Answer, right off the bat: no. Answer, with a bit more nuance: depending on the system, no. Answer, in full this time: Jina is complex, so no.
Ok, I’m going to assume you have some questions now. Like: why is Jina so complex? What about that complexity makes it hard to implement CRUD? What specific challenges did you face? Did you make any compromises? This blog post is about answering these questions.
The Vision of Jina
We built Jina from the ground up with the vision of being _the _design pattern for neural search. As part of this, we prioritized adding and searching data. We made these operations our top priority in terms of ease of use and performance. These are the core operations in Jina.
The unidirectional Flow
However, like any design decision in software development, everything is a compromise. At the time, we were focusing on building up Jina and were not considering the complications arising from specific future features.
This is what happened in November 2020, when we had started to focus on building the Update and Delete operations. Piece by piece, we were tracking down what components in our system would be problematic for this feature. We realized that it would be quite a few. Good thing we had tests.

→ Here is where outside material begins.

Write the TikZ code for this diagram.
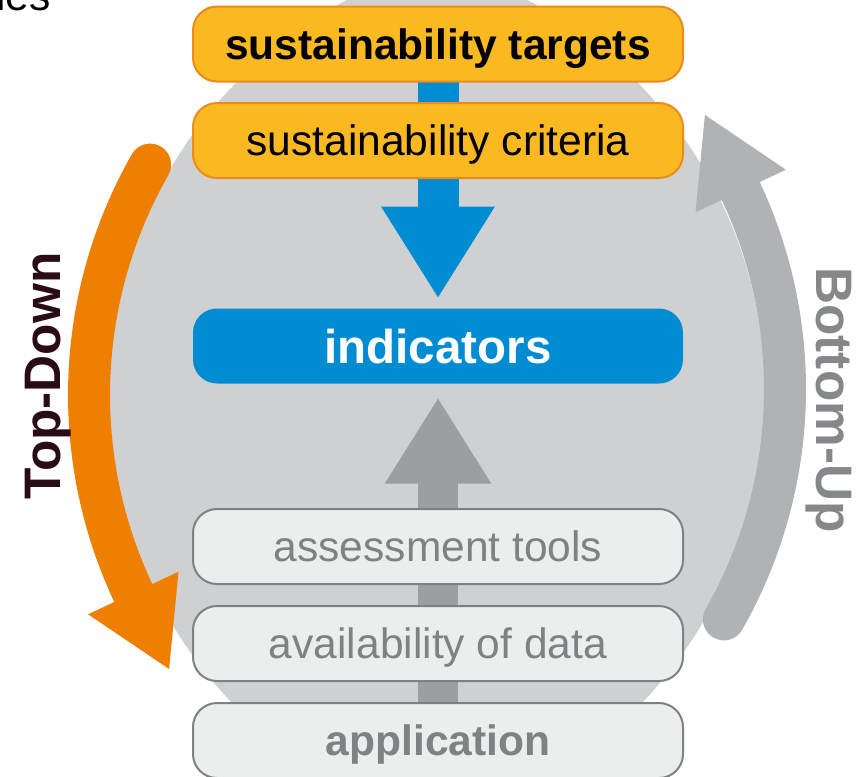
\documentclass[tikz,border=0pt]{standalone}
\usepackage{fontspec}
\setmainfont{Liberation Sans}
\usetikzlibrary{arrows.meta}
\definecolor{lensgrey}{HTML}{CFD0D2}
\definecolor{boxyellow}{HTML}{FAB921}
\definecolor{boxorange}{HTML}{EE8A1A}
\definecolor{arroworange}{HTML}{EE7F00}
\definecolor{blueind}{HTML}{008CD2}
\definecolor{lightbox}{HTML}{ECEDED}
\definecolor{lightborder}{HTML}{7F8082}
\definecolor{lighttext}{HTML}{808183}
\definecolor{midgrey}{HTML}{9D9E9F}
\definecolor{sidegrey}{HTML}{B1B2B4}
\definecolor{tdtext}{HTML}{2A0C16}
\definecolor{butext}{HTML}{86878A}
\pgfdeclarelayer{back}
\pgfdeclarelayer{mid}
\pgfsetlayers{back,mid,main}
\newcommand\lblfont{\fontsize{31.9pt}{38pt}\selectfont}
\newcommand\indfont{\fontsize{35.6pt}{42pt}\selectfont}
\newcommand\sidefont{\fontsize{38.5pt}{46pt}\selectfont}
\begin{document}
\begin{tikzpicture}[x=0.75pt,y=-0.75pt,
  levelbox/.style={rounded corners=18pt, minimum width=367.5pt, minimum height=56.25pt,
    inner sep=0pt, text height=23pt, text depth=0pt, line width=1.5pt},
  topbox/.style={levelbox, fill=boxyellow, draw=boxorange},
  indbox/.style={levelbox, fill=blueind, text=white, font=\indfont\bfseries, text height=25.6pt},
  basebox/.style={levelbox, fill=lightbox, draw=lightborder, text=lighttext},
  sidearrow/.style={line width=31.5pt, line cap=round}]
\useasboundingbox (0,0) rectangle (866,776);

\node[anchor=base west, font=\lblfont, inner sep=0pt] (frag) at (-4,10) {ies};

\node[topbox, font=\lblfont\bfseries] (targets) at (438,44) {sustainability targets};
\node[topbox, font=\lblfont] (criteria) at (438,140.5) {sustainability criteria};
\node[indbox] (indicators) at (438,346) {indicators};
\node[basebox, font=\lblfont] (tools) at (438,546.5) {assessment tools};
\node[basebox, font=\lblfont] (data) at (438,643.5) {availability of data};
\node[basebox, font=\lblfont\bfseries] (application) at (438,740.5) {application};

\node[rotate=90, font=\sidefont\bfseries, text=tdtext] (topdown) at (48,376) {Top-Down};
\node[rotate=-90, font=\sidefont\bfseries, text=butext] (bottomup) at (829,400) {Bottom-Up};

\begin{pgfonlayer}{back}
  \fill[white] (0,0) rectangle (866,776);
  \begin{scope}
    \clip (556,395) circle[radius=447];
    \fill[lensgrey] (318,395) circle[radius=447];
  \end{scope}
\end{pgfonlayer}

\begin{pgfonlayer}{mid}
  \draw[blueind, line width=30.75pt, -{Triangle[width=80.25pt,length=69pt]}, shorten >=6.75pt]
    (targets.center) -- (indicators.north);
  \draw[midgrey, line width=30pt, -{Triangle[width=75pt,length=64.5pt]}, shorten >=9.75pt]
    (application.center) -- (indicators.south);
  \draw[arroworange, sidearrow] (554,395) ++(209.7:465) arc[start angle=209.7, end angle=154.8, radius=465];
  \fill[arroworange] (169.1,669) -- (178.5,571.7) -- (88.1,614.3) -- cycle;
  \begin{scope}[rotate around={180:(437,392)}]
    \draw[sidegrey, sidearrow] (554,395) ++(209.7:465) arc[start angle=209.7, end angle=154.8, radius=465];
    \fill[sidegrey] (169.1,669) -- (178.5,571.7) -- (88.1,614.3) -- cycle;
  \end{scope}
\end{pgfonlayer}
\end{tikzpicture}
\end{document}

One of the key elements that made the process hard was our unidirectional Flow. In order to be as efficient and scalable as possible, the Flow in Jina only processes your requests in one direction. This means that the system can be easily scaled horizontally, by adding machines with replicas and parallelization. It also keeps the design clean, without the danger of circular calls between Pods.
However, this proves difficult in the context of Update and Delete. When you update a Document that has child Documents (as result of segmentation), you will need to first delete the old chunks yourself. Then you can send the new Document, and the new chunks will be created from that. If that Flow had been bidirectional, it would have been able to send a request back through its Pods to delete the specific IDs of the chunks. However, this would have led to possible endless loop problems.

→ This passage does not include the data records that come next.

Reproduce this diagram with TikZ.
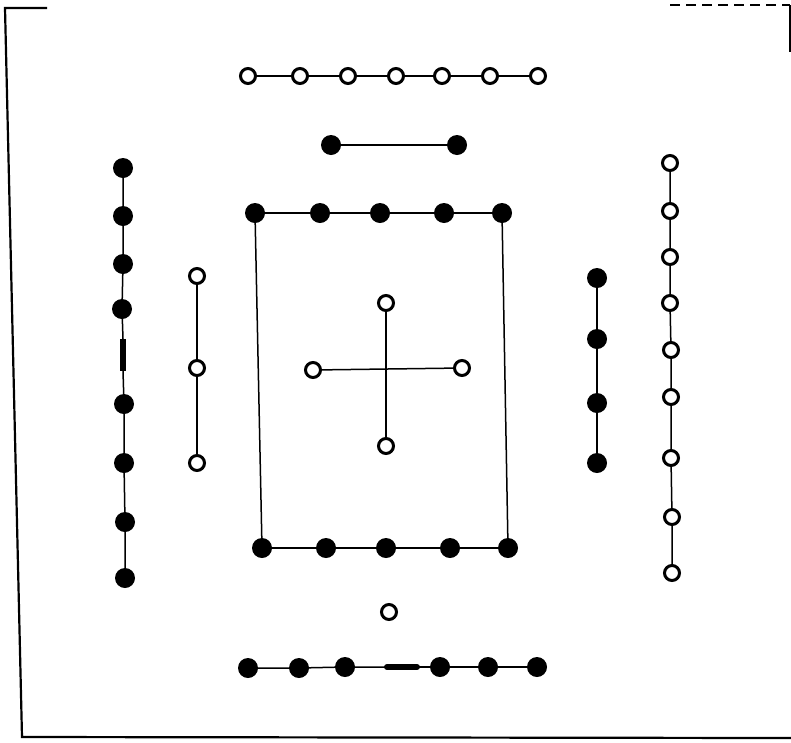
\documentclass[tikz,border=0pt]{standalone}
\begin{document}
\begin{tikzpicture}[x=1pt,y=-1pt,
  wdot/.style={circle,draw=black,fill=white,line width=3pt,minimum size=15pt,inner sep=0pt},
  bdot/.style={circle,draw=none,fill=black,minimum size=20pt,inner sep=0pt},
  link/.style={line width=1.5pt},
  frame/.style={line width=2.2pt}]
\useasboundingbox (0,0) rectangle (791,742);
\fill[white] (0,0) rectangle (791,742);
% frame
\coordinate (f1) at (47,8);
\coordinate (f2) at (5,8);
\coordinate (f3) at (22,737);
\coordinate (f4) at (791,738);
\draw[frame] (f1) -- (f2) -- (f3) -- (f4);
\coordinate (t1) at (670,5);
\coordinate (t2) at (790,5);
\coordinate (t3) at (790,52);
\draw[frame,dash pattern=on 10pt off 6pt] (t1) -- (t2);
\draw[frame] (t2) -- (t3);
% top white row
\foreach \x [count=\i] in {248,300,348,396,442,490,538}
  \node[wdot] (tw\i) at (\x,76) {};
\foreach \i [evaluate=\i as \j using int(\i+1)] in {1,...,6}
  \draw[link] (tw\i) -- (tw\j);
% pair of black
\node[bdot] (p1) at (331,145) {};
\node[bdot] (p2) at (457,145) {};
\draw[link] (p1) -- (p2);
% left black column
\node[bdot] (l1) at (123,168) {};
\node[bdot] (l2) at (123,216) {};
\node[bdot] (l3) at (123,264) {};
\node[bdot] (l4) at (122,309) {};
\node[bdot] (l6) at (124,404) {};
\node[bdot] (l7) at (124,463) {};
\node[bdot] (l8) at (125,522) {};
\node[bdot] (l9) at (125,578) {};
\coordinate (lb1) at (123,339);
\coordinate (lb2) at (123,371);
\draw[link] (l1) -- (l2) -- (l3) -- (l4) -- (lb1);
\draw[line width=6pt] (lb1) -- (lb2);
\draw[link] (lb2) -- (l6) -- (l7) -- (l8) -- (l9);
% inner left white
\node[wdot] (iw1) at (197,276) {};
\node[wdot] (iw2) at (197,368) {};
\node[wdot] (iw3) at (197,463) {};
\draw[link] (iw1) -- (iw2) -- (iw3);
% central square
\foreach \x [count=\i] in {255,320,380,444,502}
  \node[bdot] (sq\i) at (\x,213) {};
\foreach \x [count=\i] in {262,326,386,450,508}
  \node[bdot] (sb\i) at (\x,548) {};
\foreach \i [evaluate=\i as \j using int(\i+1)] in {1,...,4}{
  \draw[link] (sq\i) -- (sq\j);
  \draw[link] (sb\i) -- (sb\j);}
\draw[link] (sq1) -- (sb1);
\draw[link] (sq5) -- (sb5);
% cross
\node[wdot] (ct) at (386,303) {};
\node[wdot] (cl) at (313,370) {};
\node[wdot] (cr) at (462,368) {};
\node[wdot] (cb) at (386,446) {};
\draw[link] (cl) -- (cr);
\draw[link] (ct) -- (cb);
% inner right black
\node[bdot] (r1) at (597,278) {};
\node[bdot] (r2) at (597,339) {};
\node[bdot] (r3) at (597,403) {};
\node[bdot] (r4) at (597,463) {};
\draw[link] (r1) -- (r2) -- (r3) -- (r4);
% right white column
\node[wdot] (rw1) at (670,163) {};
\node[wdot] (rw2) at (670,211) {};
\node[wdot] (rw3) at (670,257) {};
\node[wdot] (rw4) at (670,303) {};
\node[wdot] (rw5) at (671,350) {};
\node[wdot] (rw6) at (671,397) {};
\node[wdot] (rw7) at (671,458) {};
\node[wdot] (rw8) at (672,517) {};
\node[wdot] (rw9) at (672,573) {};
\draw[link] (rw1) -- (rw2) -- (rw3) -- (rw4) -- (rw5) -- (rw6) -- (rw7) -- (rw8) -- (rw9);
% single white
\node[wdot] (sw) at (389,612) {};
% bottom black row
\node[bdot] (bb1) at (248,668) {};
\node[bdot] (bb2) at (299,668) {};
\node[bdot] (bb3) at (345,667) {};
\node[bdot] (bb5) at (440,667) {};
\node[bdot] (bb6) at (488,667) {};
\node[bdot] (bb7) at (537,667) {};
\coordinate (bx1) at (387,667);
\coordinate (bx2) at (417,667);
\draw[link] (bb1) -- (bb2) -- (bb3) -- (bx1);
\draw[line width=6pt,line cap=round] (bx1) -- (bx2);
\draw[link] (bx2) -- (bb5) -- (bb6) -- (bb7);
\end{tikzpicture}
\end{document}
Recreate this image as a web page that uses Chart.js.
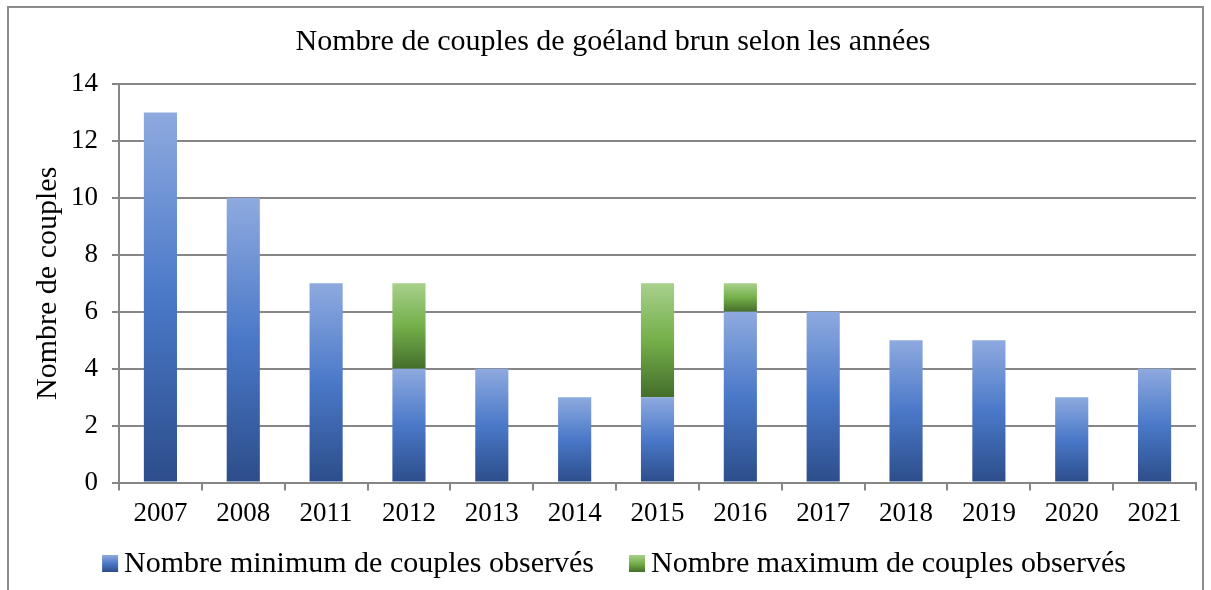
<!DOCTYPE html>
<html>
<head>
<meta charset="utf-8">
<script src="https://cdn.jsdelivr.net/npm/chart.js@4"></script>
<style>
  html, body { margin: 0; padding: 0; background: #fff; }
  #wrap { position: relative; width: 1211px; height: 590px; overflow: hidden; }
  #frame { position: absolute; left: 7px; top: 6px; width: 1197px; height: 620px; border: 2px solid #8c8c8c; box-sizing: border-box; }
  #chart { position: absolute; left: 0; top: 0; }
</style>
</head>
<body>
<div id="wrap">
  <div id="frame"></div>
  <canvas id="chart" width="1211" height="590"></canvas>
</div>
<script>
// --- données ---
const annees = ['2007', '2008', '2011', '2012', '2013', '2014', '2015', '2016', '2017', '2018', '2019', '2020', '2021'];
const minCouples = [13, 10, 7, 4, 4, 3, 3, 6, 6, 5, 5, 3, 4];
const maxCouples = [null, null, null, 7, null, null, 7, 7, null, null, null, null, null];
const yTicks = [0, 2, 4, 6, 8, 10, 12, 14];

// partie verte = écart entre max et min
const ecart = maxCouples.map((v, i) => v === null ? null : v - minCouples[i]);

const serif = "'Liberation Serif', 'Times New Roman', serif";
const gris = '#868686';

function degrade(ctx, top, bottom, couleurs) {
  const g = ctx.createLinearGradient(0, top, 0, bottom);
  g.addColorStop(0, couleurs[0]);
  g.addColorStop(0.5, couleurs[1]);
  g.addColorStop(1, couleurs[2]);
  return g;
}
const bleu = ['#8eaadf', '#4a78c8', '#2c4d8a'];
const vert = ['#a8d08d', '#74b04a', '#446e2b'];

function couleurBarre(context, serie) {
  const chart = context.chart;
  const y = chart.scales.y;
  if (!chart.chartArea || !y || context.dataIndex === undefined) {
    return serie === 0 ? bleu[1] : vert[1];
  }
  const i = context.dataIndex;
  if (serie === 0) {
    return degrade(chart.ctx, y.getPixelForValue(minCouples[i]), y.getPixelForValue(0), bleu);
  }
  return degrade(chart.ctx, y.getPixelForValue(maxCouples[i] || 0), y.getPixelForValue(minCouples[i]), vert);
}

// légende dessinée à la main (carrés en dégradé, texte collé au carré)
const legendeMaison = {
  id: 'legendeMaison',
  afterDraw(chart) {
    const ctx = chart.ctx;
    const items = chart.data.datasets.map((d, i) => ({ texte: d.label, couleurs: i === 0 ? bleu : vert }));
    ctx.save();
    ctx.font = '30px ' + serif;
    ctx.textBaseline = 'middle';
    ctx.fillStyle = '#000';
    const carre = 16, ecartTexte = 6, ecartItems = 35;
    const largeurs = items.map(it => ctx.measureText(it.texte).width);
    let total = 0;
    largeurs.forEach((w, i) => { total += carre + ecartTexte + w + (i > 0 ? ecartItems : 0); });
    let x = 614 - total / 2;
    const yMid = 563;
    items.forEach((it, i) => {
      ctx.fillStyle = degrade(ctx, yMid - 8, yMid + 9, it.couleurs);
      ctx.fillRect(x, yMid - 8, carre, 17);
      x += carre + ecartTexte;
      ctx.fillStyle = '#000';
      ctx.fillText(it.texte, x, yMid + 1);
      x += largeurs[i] + ecartItems;
    });
    ctx.restore();
  }
};

new Chart(document.getElementById('chart'), {
  type: 'bar',
  data: {
    labels: annees,
    datasets: [
      {
        label: 'Nombre minimum de couples observés',
        data: minCouples,
        backgroundColor: (c) => couleurBarre(c, 0),
        barPercentage: 0.8,
        categoryPercentage: 0.5
      },
      {
        label: 'Nombre maximum de couples observés',
        data: ecart,
        backgroundColor: (c) => couleurBarre(c, 1),
        barPercentage: 0.8,
        categoryPercentage: 0.5
      }
    ]
  },
  plugins: [legendeMaison],
  options: {
    responsive: false,
    animation: false,
    devicePixelRatio: 1,
    layout: { padding: { left: 30, right: 15, top: 12, bottom: 53 } },
    scales: {
      x: {
        stacked: true,
        offset: true,
        grid: { display: true, drawOnChartArea: false, offset: true, color: gris, lineWidth: 2, tickLength: 8 },
        border: { display: true, color: gris, width: 2 },
        ticks: { color: '#000', font: { family: serif, size: 27 }, padding: 7 }
      },
      y: {
        stacked: true,
        min: 0,
        max: 14,
        afterBuildTicks: (axis) => { axis.ticks = yTicks.map(v => ({ value: v })); },
        grid: { color: gris, lineWidth: 2, tickLength: 7 },
        border: { display: true, color: gris, width: 2 },
        ticks: { color: '#000', font: { family: serif, size: 27 }, padding: 14 },
        title: {
          display: true,
          text: 'Nombre de couples',
          color: '#000',
          font: { family: serif, size: 30 },
          padding: { top: 0, bottom: -9 }
        }
      }
    },
    plugins: {
      title: {
        display: true,
        text: 'Nombre de couples de goéland brun selon les années',
        color: '#000',
        font: { family: serif, size: 30, weight: 'normal' },
        padding: { top: 12, bottom: 24 }
      },
      legend: { display: false },
      tooltip: { enabled: false }
    }
  }
});
</script>
</body>
</html>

Another key element in Jina is our Indexers. We have written the code to be very efficient for indexing and querying. We wrote the classes to actually use
mmap to map it to a file on the disk. We chose this in order to reduce RAM usage. However, this performance did come at the cost of flexibility. When adapting these classes to support Update and Delete, we noticed that it would be very inefficient to do an actual Update and Delete in the data structure itself. That would mean loading it all into RAM, editing it, and then writing it back… which would ruin the entire point of the initial performance design.
Thus we had to design a solution that would mask the old entries in order for them to be considered deleted. For updates, we would then insert the same ID with the new updated contents. This is not a perfect solution. Users need to rebuild their indices regularly, since they would be growing in size due to the old data still being stored (just unreachable).
TL;DR: Important to bear in mind that Jina is not a database engine. While we support some operations that databases usually exhibit, our main focus is on making Jina performant, reliable, and scalable for search. Traditional database engines are optimized for CRUD specifically. It’s a matter of design goals.